**WRITTEN INSTRUCTION:**
Set down the lines from the one containing "What seaborn and" to the one containing "plt.rcParams['axes.labelcolor'] = 'black'", both lines included, exactly as they stand and with no other lines.

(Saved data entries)
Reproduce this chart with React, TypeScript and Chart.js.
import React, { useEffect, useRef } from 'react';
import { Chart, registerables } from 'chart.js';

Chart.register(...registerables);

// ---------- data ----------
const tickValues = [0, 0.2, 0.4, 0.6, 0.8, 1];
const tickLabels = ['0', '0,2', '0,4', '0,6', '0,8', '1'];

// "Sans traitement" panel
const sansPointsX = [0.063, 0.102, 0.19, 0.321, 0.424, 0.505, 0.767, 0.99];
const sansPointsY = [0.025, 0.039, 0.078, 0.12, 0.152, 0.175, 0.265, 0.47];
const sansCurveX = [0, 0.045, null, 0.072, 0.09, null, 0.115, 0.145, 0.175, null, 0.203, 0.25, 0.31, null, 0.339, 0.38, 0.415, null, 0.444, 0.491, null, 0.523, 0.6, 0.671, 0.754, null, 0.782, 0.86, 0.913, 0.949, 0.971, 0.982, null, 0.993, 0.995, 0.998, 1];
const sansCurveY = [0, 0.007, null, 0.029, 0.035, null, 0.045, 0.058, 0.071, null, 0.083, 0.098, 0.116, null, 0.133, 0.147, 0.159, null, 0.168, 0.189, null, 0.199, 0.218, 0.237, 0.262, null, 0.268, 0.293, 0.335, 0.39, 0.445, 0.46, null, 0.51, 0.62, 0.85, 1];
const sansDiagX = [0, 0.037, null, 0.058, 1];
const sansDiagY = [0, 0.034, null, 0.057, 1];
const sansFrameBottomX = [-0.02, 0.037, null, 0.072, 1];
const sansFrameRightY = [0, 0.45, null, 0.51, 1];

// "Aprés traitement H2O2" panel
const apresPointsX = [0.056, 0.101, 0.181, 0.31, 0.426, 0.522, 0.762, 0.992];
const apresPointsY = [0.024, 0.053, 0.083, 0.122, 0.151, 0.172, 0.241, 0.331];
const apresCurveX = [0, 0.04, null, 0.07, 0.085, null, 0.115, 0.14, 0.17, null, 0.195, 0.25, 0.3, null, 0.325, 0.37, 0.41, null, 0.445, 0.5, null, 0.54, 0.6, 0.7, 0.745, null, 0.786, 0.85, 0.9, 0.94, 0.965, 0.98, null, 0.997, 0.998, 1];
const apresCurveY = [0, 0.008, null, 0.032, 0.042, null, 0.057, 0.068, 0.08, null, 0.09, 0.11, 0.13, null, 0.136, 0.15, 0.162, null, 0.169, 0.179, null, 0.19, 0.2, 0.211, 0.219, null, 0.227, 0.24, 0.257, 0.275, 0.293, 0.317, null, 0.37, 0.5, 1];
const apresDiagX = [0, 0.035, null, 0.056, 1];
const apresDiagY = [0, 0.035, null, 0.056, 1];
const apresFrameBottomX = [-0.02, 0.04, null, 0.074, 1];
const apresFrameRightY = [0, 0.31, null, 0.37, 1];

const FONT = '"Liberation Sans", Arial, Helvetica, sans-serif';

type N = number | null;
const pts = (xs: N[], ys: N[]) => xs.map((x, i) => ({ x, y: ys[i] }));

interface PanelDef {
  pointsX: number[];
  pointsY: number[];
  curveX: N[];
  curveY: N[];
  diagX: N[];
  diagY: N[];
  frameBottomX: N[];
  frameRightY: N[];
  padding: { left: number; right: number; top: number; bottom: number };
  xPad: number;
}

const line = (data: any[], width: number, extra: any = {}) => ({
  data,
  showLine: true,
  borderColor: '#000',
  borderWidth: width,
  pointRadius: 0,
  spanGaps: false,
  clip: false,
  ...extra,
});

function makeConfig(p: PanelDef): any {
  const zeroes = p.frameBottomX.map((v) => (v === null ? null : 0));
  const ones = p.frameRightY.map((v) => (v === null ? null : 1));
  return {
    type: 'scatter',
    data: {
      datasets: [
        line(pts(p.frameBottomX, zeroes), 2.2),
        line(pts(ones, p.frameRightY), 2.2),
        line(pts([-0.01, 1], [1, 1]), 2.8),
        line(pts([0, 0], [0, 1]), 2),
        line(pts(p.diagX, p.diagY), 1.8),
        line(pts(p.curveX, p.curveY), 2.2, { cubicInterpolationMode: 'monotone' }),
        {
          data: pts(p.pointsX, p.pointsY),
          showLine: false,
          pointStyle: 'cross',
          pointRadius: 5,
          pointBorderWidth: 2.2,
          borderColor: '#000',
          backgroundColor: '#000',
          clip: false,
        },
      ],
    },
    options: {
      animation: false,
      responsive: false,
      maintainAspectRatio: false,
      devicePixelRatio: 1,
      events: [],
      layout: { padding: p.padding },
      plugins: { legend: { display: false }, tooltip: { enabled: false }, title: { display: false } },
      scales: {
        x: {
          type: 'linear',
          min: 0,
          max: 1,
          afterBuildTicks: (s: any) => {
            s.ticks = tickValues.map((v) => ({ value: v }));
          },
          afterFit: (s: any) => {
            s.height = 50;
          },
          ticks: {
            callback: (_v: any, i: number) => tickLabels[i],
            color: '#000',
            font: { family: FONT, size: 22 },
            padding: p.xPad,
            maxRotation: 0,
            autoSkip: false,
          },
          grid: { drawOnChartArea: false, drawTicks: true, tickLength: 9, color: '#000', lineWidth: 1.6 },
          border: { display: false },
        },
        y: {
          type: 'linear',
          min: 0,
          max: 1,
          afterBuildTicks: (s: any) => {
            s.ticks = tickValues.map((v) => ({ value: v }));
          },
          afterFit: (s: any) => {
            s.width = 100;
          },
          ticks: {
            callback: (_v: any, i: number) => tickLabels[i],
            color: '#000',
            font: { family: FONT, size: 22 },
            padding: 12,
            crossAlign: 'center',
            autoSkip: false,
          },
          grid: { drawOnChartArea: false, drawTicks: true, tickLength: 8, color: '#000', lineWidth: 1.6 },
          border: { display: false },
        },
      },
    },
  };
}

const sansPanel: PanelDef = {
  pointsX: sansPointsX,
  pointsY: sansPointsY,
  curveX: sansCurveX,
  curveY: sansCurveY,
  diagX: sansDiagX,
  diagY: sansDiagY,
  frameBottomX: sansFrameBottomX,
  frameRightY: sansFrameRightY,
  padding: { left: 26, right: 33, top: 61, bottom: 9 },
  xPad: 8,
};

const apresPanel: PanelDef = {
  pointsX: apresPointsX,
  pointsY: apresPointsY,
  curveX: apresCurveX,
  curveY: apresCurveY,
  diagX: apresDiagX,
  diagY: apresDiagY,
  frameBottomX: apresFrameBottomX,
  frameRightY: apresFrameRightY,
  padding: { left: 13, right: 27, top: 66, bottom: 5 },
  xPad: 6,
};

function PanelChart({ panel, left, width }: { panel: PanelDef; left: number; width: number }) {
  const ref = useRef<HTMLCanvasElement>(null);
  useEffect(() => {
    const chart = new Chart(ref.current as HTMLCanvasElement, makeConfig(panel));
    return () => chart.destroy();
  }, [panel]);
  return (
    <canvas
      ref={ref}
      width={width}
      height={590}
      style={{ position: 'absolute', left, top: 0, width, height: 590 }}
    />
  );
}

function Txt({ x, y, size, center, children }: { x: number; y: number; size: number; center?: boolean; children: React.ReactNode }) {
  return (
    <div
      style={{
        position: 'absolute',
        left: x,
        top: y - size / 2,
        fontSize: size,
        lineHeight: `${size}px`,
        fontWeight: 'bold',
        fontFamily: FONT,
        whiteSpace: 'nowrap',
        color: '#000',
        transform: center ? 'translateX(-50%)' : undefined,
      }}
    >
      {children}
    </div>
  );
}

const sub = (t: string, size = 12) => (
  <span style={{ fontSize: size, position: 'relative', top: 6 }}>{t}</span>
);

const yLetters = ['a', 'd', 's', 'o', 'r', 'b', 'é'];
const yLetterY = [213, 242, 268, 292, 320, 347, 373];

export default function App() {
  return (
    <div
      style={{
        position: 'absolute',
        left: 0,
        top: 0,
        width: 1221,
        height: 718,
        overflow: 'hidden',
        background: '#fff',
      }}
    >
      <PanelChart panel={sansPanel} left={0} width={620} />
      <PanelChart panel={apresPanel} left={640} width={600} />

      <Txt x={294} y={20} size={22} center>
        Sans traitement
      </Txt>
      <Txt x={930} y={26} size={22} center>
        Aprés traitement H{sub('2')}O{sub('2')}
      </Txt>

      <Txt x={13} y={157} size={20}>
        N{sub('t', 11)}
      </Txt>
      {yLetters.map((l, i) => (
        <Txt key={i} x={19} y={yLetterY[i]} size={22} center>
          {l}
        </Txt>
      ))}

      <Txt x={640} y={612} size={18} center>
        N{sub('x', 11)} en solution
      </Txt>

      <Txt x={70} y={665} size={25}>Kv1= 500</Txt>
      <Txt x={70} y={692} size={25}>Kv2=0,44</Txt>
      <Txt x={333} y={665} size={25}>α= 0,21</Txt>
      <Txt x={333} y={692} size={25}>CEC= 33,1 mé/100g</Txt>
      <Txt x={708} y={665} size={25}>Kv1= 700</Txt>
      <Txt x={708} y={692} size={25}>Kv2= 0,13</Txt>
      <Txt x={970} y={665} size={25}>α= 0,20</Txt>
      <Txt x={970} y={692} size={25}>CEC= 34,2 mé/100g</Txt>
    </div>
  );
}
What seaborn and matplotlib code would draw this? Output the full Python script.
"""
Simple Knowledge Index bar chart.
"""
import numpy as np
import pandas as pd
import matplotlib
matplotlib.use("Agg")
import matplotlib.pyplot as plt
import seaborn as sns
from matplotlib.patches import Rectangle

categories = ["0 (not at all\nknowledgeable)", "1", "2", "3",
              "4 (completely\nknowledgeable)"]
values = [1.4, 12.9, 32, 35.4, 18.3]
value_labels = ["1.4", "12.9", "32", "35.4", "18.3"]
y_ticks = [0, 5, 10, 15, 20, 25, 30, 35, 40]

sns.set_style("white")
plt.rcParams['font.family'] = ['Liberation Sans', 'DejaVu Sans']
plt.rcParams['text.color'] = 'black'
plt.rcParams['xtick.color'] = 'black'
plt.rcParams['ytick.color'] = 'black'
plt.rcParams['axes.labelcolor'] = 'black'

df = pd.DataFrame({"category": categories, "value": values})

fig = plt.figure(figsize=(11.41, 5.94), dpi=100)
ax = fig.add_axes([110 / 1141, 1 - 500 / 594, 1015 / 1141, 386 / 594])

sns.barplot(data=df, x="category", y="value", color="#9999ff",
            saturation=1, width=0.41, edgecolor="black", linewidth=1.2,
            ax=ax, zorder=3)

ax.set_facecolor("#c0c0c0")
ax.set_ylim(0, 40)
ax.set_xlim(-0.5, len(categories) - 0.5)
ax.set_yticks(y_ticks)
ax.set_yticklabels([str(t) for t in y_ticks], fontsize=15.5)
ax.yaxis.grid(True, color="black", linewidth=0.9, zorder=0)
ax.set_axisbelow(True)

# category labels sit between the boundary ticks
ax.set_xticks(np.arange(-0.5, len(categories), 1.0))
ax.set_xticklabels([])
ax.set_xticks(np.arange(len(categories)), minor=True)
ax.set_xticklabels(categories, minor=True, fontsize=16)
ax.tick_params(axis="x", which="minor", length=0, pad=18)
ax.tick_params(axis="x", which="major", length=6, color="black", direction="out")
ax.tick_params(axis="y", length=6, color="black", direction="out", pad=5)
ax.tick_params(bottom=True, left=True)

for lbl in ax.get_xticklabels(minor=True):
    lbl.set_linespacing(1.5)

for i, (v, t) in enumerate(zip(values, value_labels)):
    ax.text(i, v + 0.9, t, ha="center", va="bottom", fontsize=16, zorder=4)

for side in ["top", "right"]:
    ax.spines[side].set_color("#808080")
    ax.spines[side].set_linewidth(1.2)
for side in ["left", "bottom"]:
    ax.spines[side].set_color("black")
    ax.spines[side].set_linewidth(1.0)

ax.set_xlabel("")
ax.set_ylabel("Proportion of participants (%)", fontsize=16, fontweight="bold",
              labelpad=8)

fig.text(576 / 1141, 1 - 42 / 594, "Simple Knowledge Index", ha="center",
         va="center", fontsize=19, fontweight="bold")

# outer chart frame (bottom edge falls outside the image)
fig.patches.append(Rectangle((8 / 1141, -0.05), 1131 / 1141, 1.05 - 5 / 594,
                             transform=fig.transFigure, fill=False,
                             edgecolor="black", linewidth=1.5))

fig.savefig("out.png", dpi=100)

**RESULT FOR THIS EXERCISE:**
What seaborn and matplotlib code would draw this? Output the full Python script.
"""
Simple Knowledge Index bar chart.
"""
import numpy as np
import pandas as pd
import matplotlib
matplotlib.use("Agg")
import matplotlib.pyplot as plt
import seaborn as sns
from matplotlib.patches import Rectangle

categories = ["0 (not at all\nknowledgeable)", "1", "2", "3",
              "4 (completely\nknowledgeable)"]
values = [1.4, 12.9, 32, 35.4, 18.3]
value_labels = ["1.4", "12.9", "32", "35.4", "18.3"]
y_ticks = [0, 5, 10, 15, 20, 25, 30, 35, 40]

sns.set_style("white")
plt.rcParams['font.family'] = ['Liberation Sans', 'DejaVu Sans']
plt.rcParams['text.color'] = 'black'
plt.rcParams['xtick.color'] = 'black'
plt.rcParams['ytick.color'] = 'black'
plt.rcParams['axes.labelcolor'] = 'black'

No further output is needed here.